Gary Olson, Burbank Chamber of Commerce president and chief executive officer, said Brouwer was invited to speak because “we thought it would be timely to find out more about fuel cells,” in light of a City Council discussion in late April about proposals by IKEA and Walt Disney Co. to use the technology at their Burbank facilities.

During the April discussion, the City Council affirmed a policy that would prevent the companies from installing fuel cells unless they exclusively used a renewable fuel source. Council members directed Burbank Water and Power General Manager Ron Davis to continue discussions with IKEA and Disney about the matter.
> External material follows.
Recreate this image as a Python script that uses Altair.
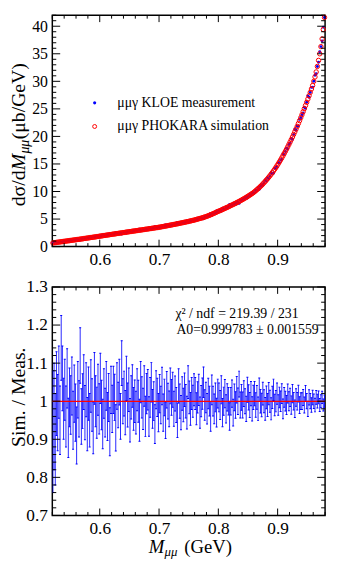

Representatives from IKEA and Bloom Energy Corp., the maker of fuel cells the retailer plans to use, were at the Fuel Cells 101 seminar. Erin Grizard, director of regulatory and government affairs for Bloom Energy, said Burbank was the first city to “say no” to allowing the fuel cells.

Frank Houder, construction manager for IKEA’s new store in Burbank, said the Swedish retailer is committed to producing as much energy as it consumes using renewable energy and already has a store in Emeryville using fuel cells for power generation. But he said he understands there’s resistance to the idea in Burbank.

“Anything new is met sometimes with fear,” Houder said.

But fuel cells aren’t new. Brouwer has been studying them for more than a decade, and he believes technology improvements and changes to the grid’s infrastructure could enable fuel cells to be controlled dynamically in response to the demand shifts described by the duck curve.

Right now, according to Brouwer’s research, to address those swings in demand throughout the day, utilities rely on dirtier, less sustainable technologies that generally consume fossil fuels and increase pollutant emissions, he said. But, as the grid becomes increasingly reliant on renewables, that is not a sustainable model for the future.

Processes using fuel cells — for example, harnessing solar or wind power to convert renewable biofuels into hydrogen that can then be used to power fuel cells, which then feed the grid or propel vehicles — may offer a more sustainable model, he said.

He also said storing hydrogen as fuel may be more efficient than storing electricity in batteries, so that the solar energy created during summer months when sunlight is abundant can be kept and used later in winter months, when days are shorter.

Jorge Somoano, assistant general manager for electrical distribution at Burbank’s utility, said he was already familiar with fuel-cell technology, but found parts of Brouwer’s presentation interesting, such as his discussion of research into extending the life of some fuel-cell components and ideas about transporting hydrogen through existing natural gas pipelines.

However, the discussion was more academic, Somoano said, and it reminded him of conversations about the promise of solar power decades ago that has taken a long time to come to fruition.

Various methods for storing energy produced by renewable sources are being explored to address the challenge of the duck curve, he said, but “nobody has a solution today.”

“I’m sure it’s going to require a lot of different forms of storage,” Somoano added.